Neste ponto, o Manifesto critica Portugal por ter mais
dependentes em tratamento do que os demais países europeus, sem se dar conta de
que, quando não há o crime de uso de drogas, os usuários se aproximam muito
mais do sistema de saúde. Aliás, os recursos poupados com as sanções aos
usuários em Portugal permitiram financiar mais programas de tratamento aos
dependentes.
O que – segundo matéria de Maia Szalavitz na Time Science –
Drugs in Portugal: Did Decriminalization Work?, disponível em http://migre.me/a41Ho
– foi reconhecido pelo “Czar das drogas” em Portugal, João Castel-Branco
Goulão, presidente do Instituto da Droga e Dependência Química, para quem “a
polícia está agora em condições de focar suas ações no monitoramento de
traficantes”.
O Manifesto afirma, também, que “boa parte” (sic) dos
acidentes no trânsito é produzida por pessoas “sob o efeito de maconha,
cocaína” etc. Novamente, não há referência e nem ficamos sabendo o quanto é uma
“boa parte”.
Uau!

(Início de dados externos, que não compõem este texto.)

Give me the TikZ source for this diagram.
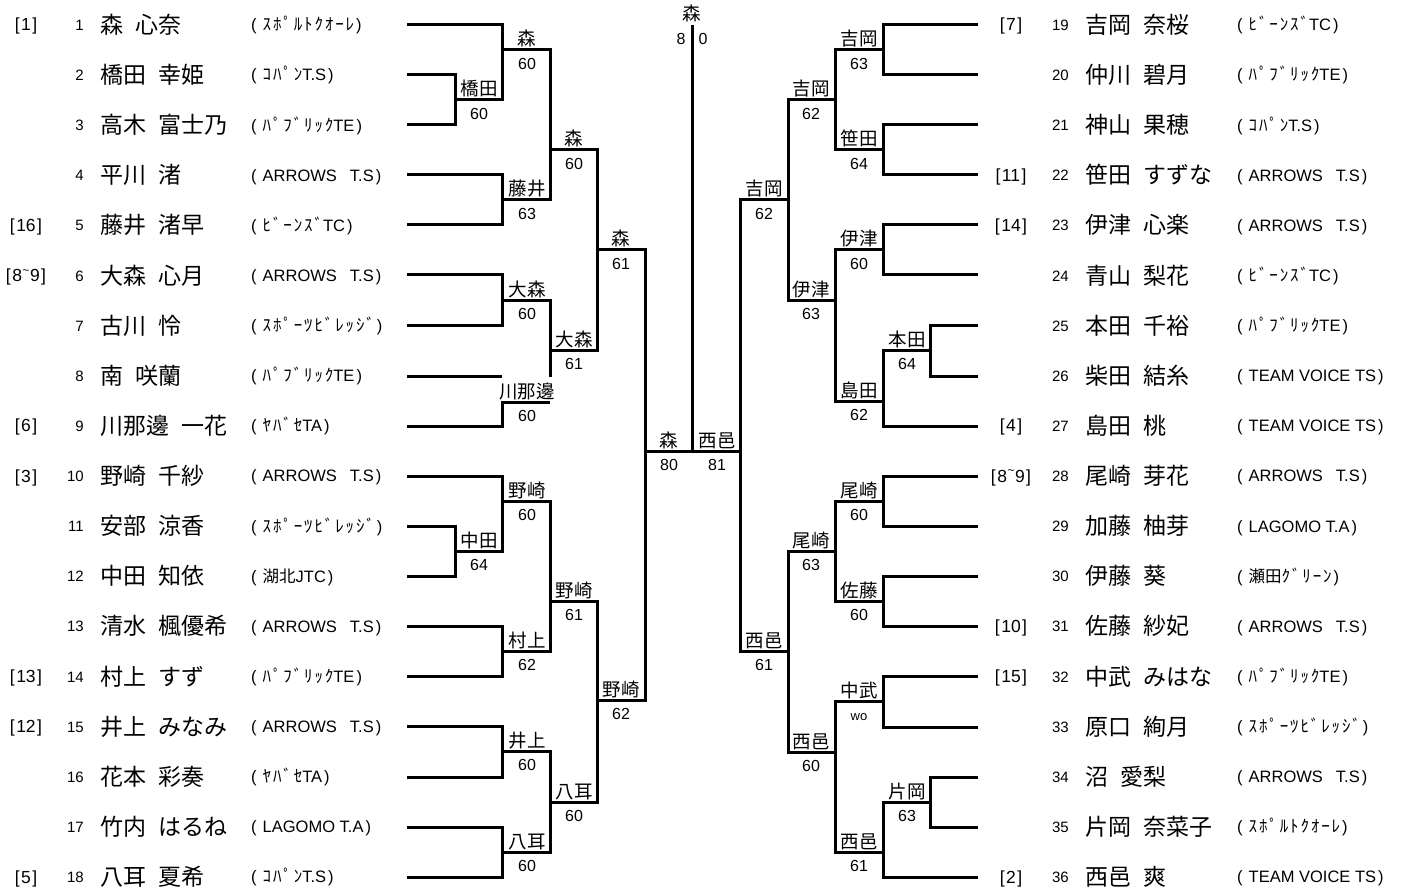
\documentclass[tikz,border=0pt]{standalone}
\usepackage{fontspec}
\setmainfont{Liberation Sans}
\newfontfamily\jp{Noto Sans CJK JP}
\newfontfamily\hk[LetterSpace=11]{Noto Sans CJK JP}
\newcommand\kt[1]{{\fontsize{17}{17}\hk #1}}
\newcommand\kj[1]{{\jp #1}}
\newcommand\AR{ARROWS\hspace{13pt}T.S}
\newcommand\TV{TEAM VOICE TS}
\newcommand\LA{LAGOMO T.A}
\newcommand\tm[1]{(\hspace{6pt}#1\hspace{2pt})}
\newcommand\sd[1]{[\hspace{1.5pt}#1\hspace{1.5pt}]}
\newcommand\ET{8\hspace{0.5pt}\raisebox{0.42em}{\fontsize{12}{12}\selectfont\textasciitilde}\hspace{0.5pt}9}
\tikzset{
 brk/.style={line width=3pt, line join=miter},
 nmS/.style={font=\jp\fontsize{23}{23}\selectfont, anchor=base west, inner sep=0pt},
 tmS/.style={font=\fontsize{16.5}{16.5}\selectfont, anchor=base west, inner sep=0pt},
 noS/.style={font=\fontsize{15}{15}\selectfont, anchor=base east, inner sep=0pt},
 sdS/.style={font=\fontsize{17.5}{17.5}\selectfont, anchor=base, inner sep=0pt},
 wn/.style={font=\jp\fontsize{18.5}{18.5}\selectfont, anchor=base, inner sep=0pt},
 sc/.style={font=\fontsize{16}{16}\selectfont, anchor=base, inner sep=0pt},
}
% left player: #1 id, #2 row, #3 seed, #4 surname, #5 given, #6 team
\newcommand\pL[6]{%
 \pgfmathsetmacro\yy{25+(#2-1)*50.12}%
 \ifx\relax#3\relax\else\node[sdS] (sd#1) at (26,\yy+6) {\sd{#3}};\fi
 \node[noS] (no#1) at (84,\yy+5.5) {#1};
 \node[nmS] (nm#1) at (100,\yy+8.5) {#4\hspace{12pt}#5};
 \node[tmS] (tm#1) at (251,\yy+5.8) {\tm{#6}};
}
\newcommand\pR[6]{%
 \pgfmathsetmacro\yy{25+(#2-1)*50.12}%
 \ifx\relax#3\relax\else\node[sdS] (sd#1) at (1011,\yy+6) {\sd{#3}};\fi
 \node[noS] (no#1) at (1069,\yy+5.5) {#1};
 \node[nmS] (nm#1) at (1085,\yy+8.5) {#4\hspace{12pt}#5};
 \node[tmS] (tm#1) at (1237,\yy+5.8) {\tm{#6}};
}
% match label: #1 id, #2 x, #3 line y, #4 winner, #5 score
\newcommand\lb[5]{%
 \node[wn] (w#1) at (#2,#3-4) {#4};
 \node[sc] (s#1) at (#2,#3+19.5) {#5};
}
\begin{document}
\begin{tikzpicture}[x=1pt,y=-1pt]
\useasboundingbox (0,0) rectangle (1413,893);
% ---------------- players left
\pL{1}{1}{1}{森}{心奈}{\kt{ｽﾎﾟﾙﾄｸｵｰﾚ}}
\pL{2}{2}{}{橋田}{幸姫}{\kt{ｺﾊﾟﾝ}T.S}
\pL{3}{3}{}{高木}{富士乃}{\kt{ﾊﾟﾌﾞﾘｯｸ}TE}
\pL{4}{4}{}{平川}{渚}{\AR}
\pL{5}{5}{16}{藤井}{渚早}{\kt{ﾋﾞｰﾝｽﾞ}TC}
\pL{6}{6}{\ET}{大森}{心月}{\AR}
\pL{7}{7}{}{古川}{怜}{\kt{ｽﾎﾟｰﾂﾋﾞﾚｯｼﾞ}}
\pL{8}{8}{}{南}{咲蘭}{\kt{ﾊﾟﾌﾞﾘｯｸ}TE}
\pL{9}{9}{6}{川那邊}{一花}{\kt{ﾔﾊﾞｾ}TA}
\pL{10}{10}{3}{野崎}{千紗}{\AR}
\pL{11}{11}{}{安部}{涼香}{\kt{ｽﾎﾟｰﾂﾋﾞﾚｯｼﾞ}}
\pL{12}{12}{}{中田}{知依}{\kj{湖北}JTC}
\pL{13}{13}{}{清水}{楓優希}{\AR}
\pL{14}{14}{13}{村上}{すず}{\kt{ﾊﾟﾌﾞﾘｯｸ}TE}
\pL{15}{15}{12}{井上}{みなみ}{\AR}
\pL{16}{16}{}{花本}{彩奏}{\kt{ﾔﾊﾞｾ}TA}
\pL{17}{17}{}{竹内}{はるね}{\LA}
\pL{18}{18}{5}{八耳}{夏希}{\kt{ｺﾊﾟﾝ}T.S}
% ---------------- players right
\pR{19}{1}{7}{吉岡}{奈桜}{\kt{ﾋﾞｰﾝｽﾞ}TC}
\pR{20}{2}{}{仲川}{碧月}{\kt{ﾊﾟﾌﾞﾘｯｸ}TE}
\pR{21}{3}{}{神山}{果穂}{\kt{ｺﾊﾟﾝ}T.S}
\pR{22}{4}{11}{笹田}{すずな}{\AR}
\pR{23}{5}{14}{伊津}{心楽}{\AR}
\pR{24}{6}{}{青山}{梨花}{\kt{ﾋﾞｰﾝｽﾞ}TC}
\pR{25}{7}{}{本田}{千裕}{\kt{ﾊﾟﾌﾞﾘｯｸ}TE}
\pR{26}{8}{}{柴田}{結糸}{\TV}
\pR{27}{9}{4}{島田}{桃}{\TV}
\pR{28}{10}{\ET}{尾崎}{芽花}{\AR}
\pR{29}{11}{}{加藤}{柚芽}{\LA}
\pR{30}{12}{}{伊藤}{葵}{\kj{瀬田}\kt{ｸﾞﾘｰﾝ}}
\pR{31}{13}{10}{佐藤}{紗妃}{\AR}
\pR{32}{14}{15}{中武}{みはな}{\kt{ﾊﾟﾌﾞﾘｯｸ}TE}
\pR{33}{15}{}{原口}{絢月}{\kt{ｽﾎﾟｰﾂﾋﾞﾚｯｼﾞ}}
\pR{34}{16}{}{沼}{愛梨}{\AR}
\pR{35}{17}{}{片岡}{奈菜子}{\kt{ｽﾎﾟﾙﾄｸｵｰﾚ}}
\pR{36}{18}{2}{西邑}{爽}{\TV}
% ---------------- bracket left
\begin{scope}[brk]
\draw (407,25) -| (502,100) -- (455,100);
\draw (407,75) -| (455,125) -- (407,125);
\draw (502,50) -| (550,200) -- (502,200);
\draw (407,175) -| (502,225) -- (407,225);
\draw (550,150) -| (597,350) -- (550,350);
\draw (407,275) -| (502,325) -- (407,325);
\draw (502,300) -| (550,377);
\draw (407,376) -- (502,376);
\draw (407,426) -| (502,402) -- (550,402);
\draw (597,250) -| (645,700) -- (597,700);
\draw (407,476) -| (502,551) -- (455,551);
\draw (407,526) -| (455,576) -- (407,576);
\draw (502,501) -| (550,651) -- (502,651);
\draw (407,626) -| (502,676) -- (407,676);
\draw (550,601) -| (597,802) -- (550,802);
\draw (407,726) -| (502,777) -- (407,777);
\draw (502,751) -| (550,852) -- (502,852);
\draw (407,827) -| (502,877) -- (407,877);
% final
\draw (645,451) -- (740,451);
\draw (692,25) -- (692,451);
% right
\draw (788,200) -- (740,200) |- (788,651);
\draw (978,25) -| (883,75) -- (978,75);
\draw (883,50) -| (835,150) -- (883,150);
\draw (978,125) -| (883,175) -- (978,175);
\draw (835,100) -| (788,300) -- (835,300);
\draw (978,225) -| (883,275) -- (978,275);
\draw (883,250) -| (835,401) -- (883,401);
\draw (978,325) -| (930,376) -- (978,376);
\draw (930,350) -- (883,350) |- (978,426);
\draw (978,476) -| (883,526) -- (978,526);
\draw (883,501) -| (835,601) -- (883,601);
\draw (978,576) -| (883,626) -- (978,626);
\draw (835,551) -| (788,752) -- (835,752);
\draw (978,676) -| (883,727) -- (978,727);
\draw (883,701) -| (835,852) -- (883,852);
\draw (978,777) -| (930,827) -- (978,827);
\draw (930,802) -- (883,802) |- (978,877);
\end{scope}
% ---------------- labels left
\lb{a1}{479}{100}{橋田}{60}
\lb{a2}{527}{50}{森}{60}
\lb{a3}{527}{200}{藤井}{63}
\lb{a4}{574}{150}{森}{60}
\lb{a5}{527}{300}{大森}{60}
\lb{a6}{574}{350}{大森}{61}
\lb{a7}{527}{402}{川那邊}{60}
\lb{a8}{621}{250}{森}{61}
\lb{a9}{527}{501}{野崎}{60}
\lb{a10}{479}{551}{中田}{64}
\lb{a11}{527}{651}{村上}{62}
\lb{a12}{574}{601}{野崎}{61}
\lb{a13}{527}{751}{井上}{60}
\lb{a14}{527}{852}{八耳}{60}
\lb{a15}{574}{802}{八耳}{60}
\lb{a16}{621}{700}{野崎}{62}
% final
\lb{f1}{669}{451}{森}{80}
\lb{f2}{717}{451}{西邑}{81}
\node[wn] (champ) at (692,21) {森};
\node[sc] (fs1) at (681,45) {8};
\node[sc] (fs2) at (703,45) {0};
% ---------------- labels right
\lb{b1}{859}{50}{吉岡}{63}
\lb{b2}{859}{150}{笹田}{64}
\lb{b3}{811}{100}{吉岡}{62}
\lb{b4}{859}{250}{伊津}{60}
\lb{b5}{907}{350}{本田}{64}
\lb{b6}{859}{401}{島田}{62}
\lb{b7}{811}{300}{伊津}{63}
\lb{b8}{764}{200}{吉岡}{62}
\lb{b9}{859}{501}{尾崎}{60}
\lb{b10}{859}{601}{佐藤}{60}
\lb{b11}{811}{551}{尾崎}{63}
\lb{b12}{859}{701}{中武}{\fontsize{13}{13}\selectfont wo}
\lb{b13}{907}{802}{片岡}{63}
\lb{b14}{859}{852}{西邑}{61}
\lb{b15}{811}{752}{西邑}{60}
\lb{b16}{764}{651}{西邑}{61}
\end{tikzpicture}
\end{document}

E eu que achava que a esmagadora maioria dos acidentes
era causada por motoristas alcoolizados. Este deve ser o meu problema: por
ingenuidade, sigo achando que o álcool é problema mais sério do que todas as
drogas ilegais juntas e que deveríamos já, há muito, ter proibido a propaganda
de bebidas alcoólicas no Brasil. Bem, mas para uma medida simples assim, talvez
nos faltem senadores e deputados e sobrem financiadores de campanha.